The first two sentences can actually be positive attributes for investors as they can foster independent thinking. It’s the second half of the quote that is problematic in that it can lead to deep isolation and dangerous behaviors. Campbell believed that it was incumbent upon parents to raise their kids in a very intentional way to lessen the chances of having maladjusted people populating society.
“More normally, rational parents will wish to have produced socially as well as physically healthy offspring, well enough attuned to the system of sentiments of the culture into which they are growing to be able to appraise its values rationally and align themselves constructively with its progressive, decent, life-fostering, and fructifying elements.
And so we have this critical problem, as I say, this critical problem of human beings seeing to it that the mythology – the constellation of sign signals, affect images, energy-releasing and directing-signs-that we are communicating to our young will deliver directive messages qualified to relate them richly and vitally to the environment that is to be theirs for life, and not to some period of man already passed, some piously desiderated future, or-what is worst of all- some querulous, freakish sect or momentary fad. And I call this problem critical because, when it is badly resolved, the result for the miseducated individual is what is known, in mythological terms, as a Waste Land situation. The world does not talk to him; he does not talk to the world. When that is the case, there is a cut-off, the individual is thrown back on himself, and he is in prime shape for that psychotic break-away that will turn him into either an essential psychitzophrenic in a padded cell, or a paranoid screaming slogans at large, in a bughouse without walls.”
San Bernardino – Paris – Beirut etc.
It is not a leap of faith to assert that this type of individual is much more apt to carry out an act of terror like what happened in San Bernardino, Paris, Beirut, etc. then someone much more integrated into society and its values and traditions.
Campbell believed there are four purposes for myths.
- To inspire awe and gratitude with regard to the mysteries of the universe so that an individual doesn’t have to live in fear of it but can participate in the world at large.
- To offer an image of the universe in accord with the knowledge of the time
- To validate and support the norms and specific moral order of society in which the individual is to live.
- “To guide him, stage by stage, in health, strength, and harmony of spirit through the wholly foreseeable course of a useful life.”
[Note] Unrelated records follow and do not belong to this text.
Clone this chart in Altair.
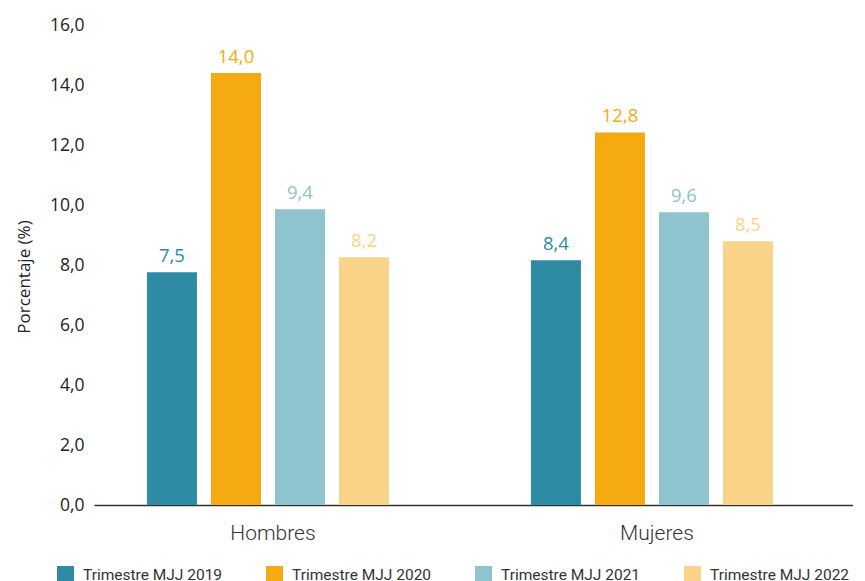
import altair as alt
import pandas as pd

groups = ["Hombres", "Mujeres"]
years = ["Trimestre MJJ 2019", "Trimestre MJJ 2020", "Trimestre MJJ 2021", "Trimestre MJJ 2022"]
colors = ["#2E8BA3", "#F5AA12", "#8FC3CE", "#F9D488"]

# bar heights as drawn
hombres_vals = [7.76, 14.40, 9.86, 8.26]
mujeres_vals = [8.16, 12.42, 9.76, 8.79]
# labels as printed
hombres_labels = ["7,5", "14,0", "9,4", "8,2"]
mujeres_labels = ["8,4", "12,8", "9,6", "8,5"]

rows = []
for g, vals, labs in [("Hombres", hombres_vals, hombres_labels), ("Mujeres", mujeres_vals, mujeres_labels)]:
    for y, v, l in zip(years, vals, labs):
        rows.append({"grupo": g, "serie": y, "valor": v, "etiqueta": l})
df = pd.DataFrame(rows)

x_enc = alt.X("grupo:N", sort=groups, title=None,
              scale=alt.Scale(paddingInner=0.1, paddingOuter=0.0383, align=0.04),
              axis=alt.Axis(labelAngle=0, labelFont="Roboto", labelFontSize=21, labelFontWeight=300,
                            labelColor="#333333", labelPadding=17, labelOffset=5, ticks=False,
                            domainColor="#333333", domainWidth=1.5))
xo_enc = alt.XOffset("serie:N", sort=years,
                     scale=alt.Scale(paddingInner=0.21875, paddingOuter=0.809))
y_enc = alt.Y("valor:Q", title="Porcentaje (%)",
              scale=alt.Scale(domain=[0, 16]),
              axis=alt.Axis(values=[0, 2, 4, 6, 8, 10, 12, 14, 16],
                            labelExpr="replace(format(datum.value, '.1f'), '.', ',')",
                            labelFont="Open Sans", labelFontSize=17.5, labelColor="#222222",
                            labelPadding=10, ticks=False, domain=False, grid=False,
                            titleFont="Open Sans", titleFontSize=17, titleFontWeight="normal",
                            titleColor="#222222", titleAngle=270, titleAlign="center",
                            titleBaseline="alphabetic", titleX=-65, titleY=251.5))
color_scale = alt.Scale(domain=years, range=colors)

bars = alt.Chart(df).mark_bar().encode(
    x=x_enc, xOffset=xo_enc, y=y_enc,
    color=alt.Color("serie:N", scale=color_scale, title=None,
                    legend=alt.Legend(orient="none", legendX=-37, legendY=541, direction="horizontal",
                                      columns=4, symbolType="square", symbolSize=289,
                                      symbolStrokeWidth=0, labelFont="Roboto", labelFontSize=15.5,
                                      labelColor="#333333", labelOffset=9, columnPadding=43,
                                      padding=0, labelLimit=300)),
)

texts = alt.Chart(df).mark_text(baseline="alphabetic", dy=-10, font="Open Sans", fontSize=18.5).encode(
    x=x_enc, xOffset=xo_enc, y=y_enc,
    text="etiqueta:N",
    color=alt.Color("serie:N", scale=color_scale, legend=None),
)

chart = alt.layer(bars, texts).properties(
    width=759, height=480,
    padding={"left": 7, "top": 8, "right": 0, "bottom": 0},
    background="white",
).configure_view(stroke=None)

chart.save("out.html", embed_options={"renderer": "svg", "actions": False})
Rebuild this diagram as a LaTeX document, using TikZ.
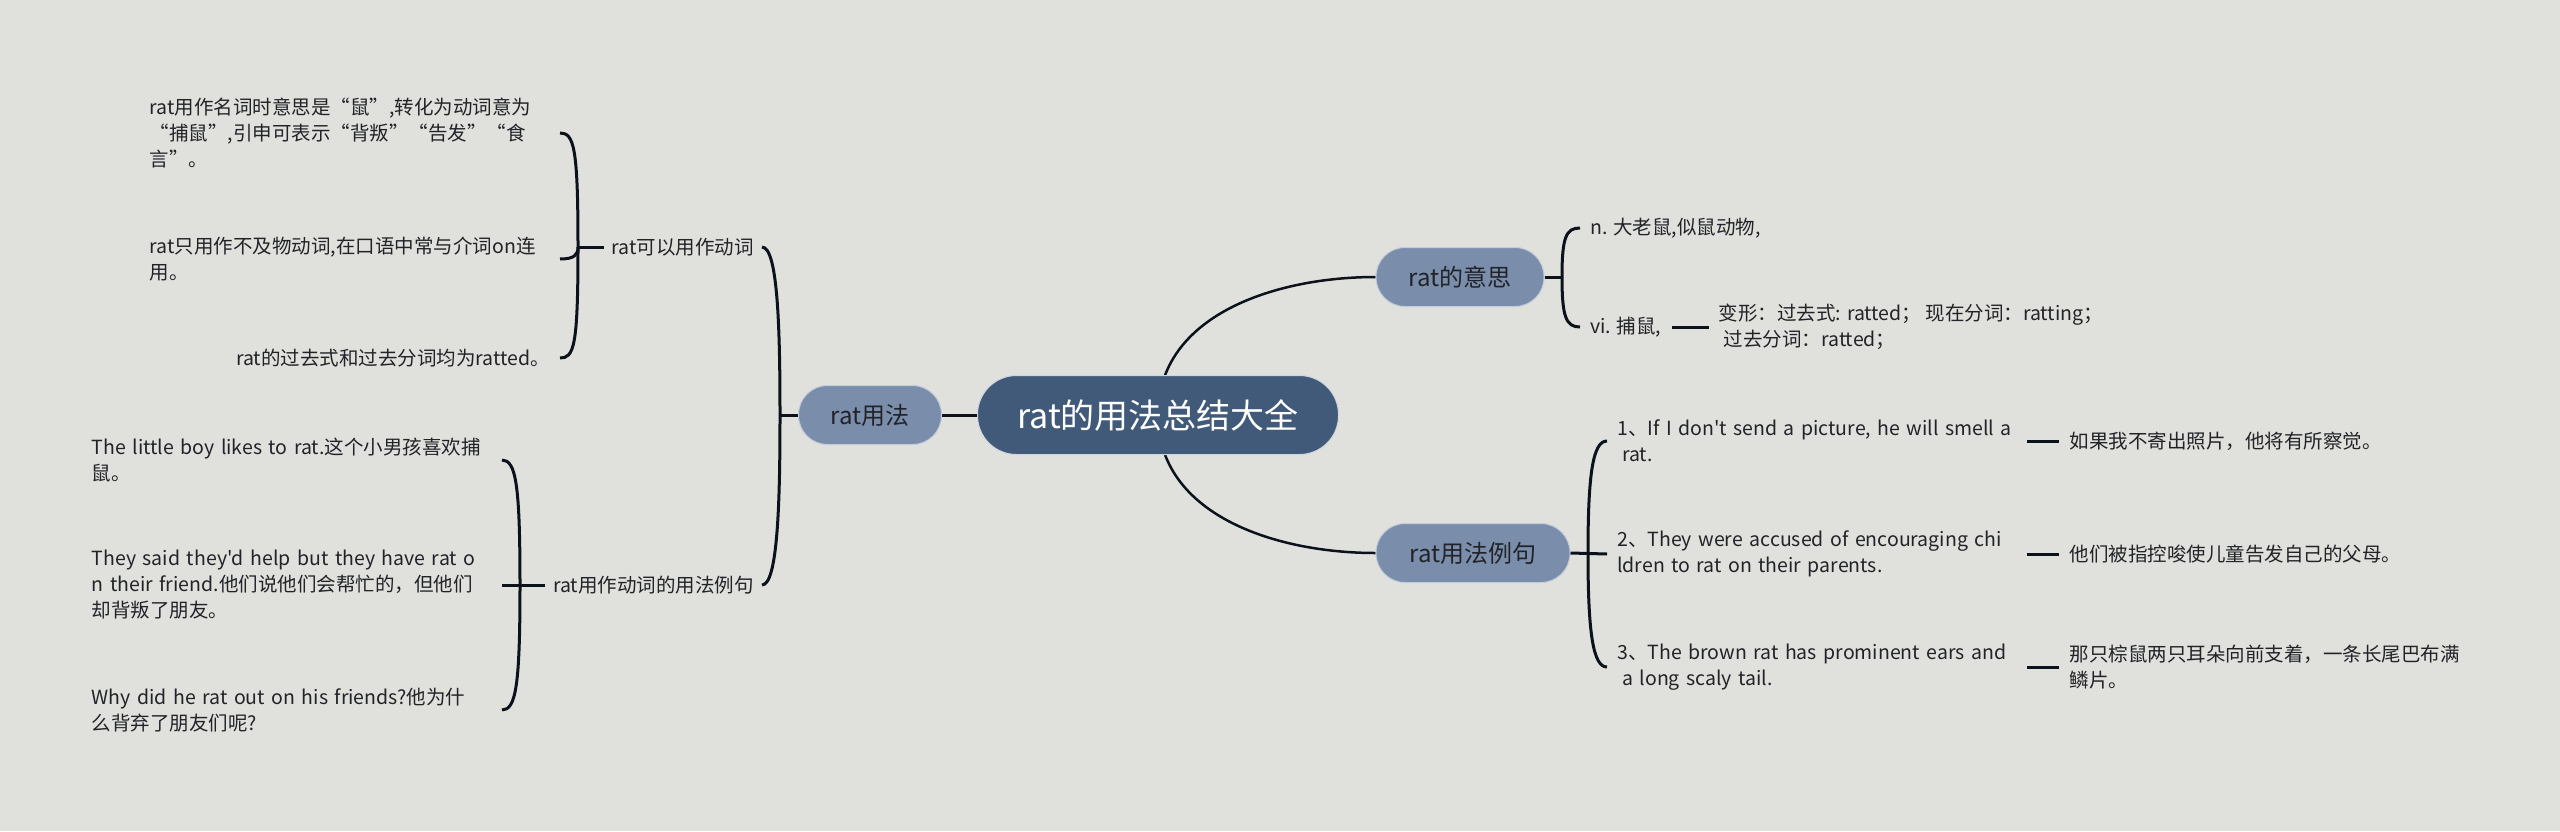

I thought the fourth one was so powerful that I quoted it verbatim. Myths are not intended for adults because by the time we’re adults we’re essentially fully formed, warts and all. It’s meant to guide children to
“foster an unready psyche to maturity, preparing it to face the world. The proper question to ask, therefore, is whether it is training up a character fit to live in this world as it is, or only in some Heaven or imagined social field. The next function, accordingly, must be to help the ready youth step out and away, to leave the myth, this second womb, and to become, as they say in the Orient, “twice born,” a competent adult functioning rationally in his present world, who has left his childhood season behind.”
And when this is not successfully accomplished one has an adult that is not prepared to deal with the challenges of life and particularly his inner life which we all know can be turbulent and difficult to navigate. The difference between the successful adult is that he knows how to swim in these turbulent waters while the unsuccessful one drowns. The drowning individuals start to experience a powerful internal split that can lead to catastrophic behaviors like we just witnessed in San Bernardino. According to Campbell,
“The first experience is of a sense of splitting. He sees the world going in two: one part of it moving away; himself in the other part….One is the role of the clown, ghost, witch, the queer one, the outsider. That is the outer role that he plays, making little of himself as the fool, a joke, the one kicked around, the patsy. Inside, however, he is the savior, and he knows it. He is the hero chosen for a destiny.”
There is so much more that I could cite from Campbell. He is truly one of my intellectual heroes. I think he captured so brilliantly the vitally important role we have as parents and citizens to do all we can to make sure we are raising healthy kids. This is not only the responsibility of parents, but our educational system, and society at large.
Unfortunately the Middle East and to some extent Europe is populated by innumerable radicalized individuals that have not fully matured or integrated with society. They are the patsy to their peers and families but deep down they know they have a heroic calling to link a glorious past to a heavenly future by sacrificing the present. I’m afraid we have not seen the last of what we witnessed in San Bernardino.
Over to You:
We live in challenging times yet for those of us who are parents it’s our responsibility to make a difference in the lives of our children to benefit future generations. What lessons have the recent world events taught you and how are you acting on them?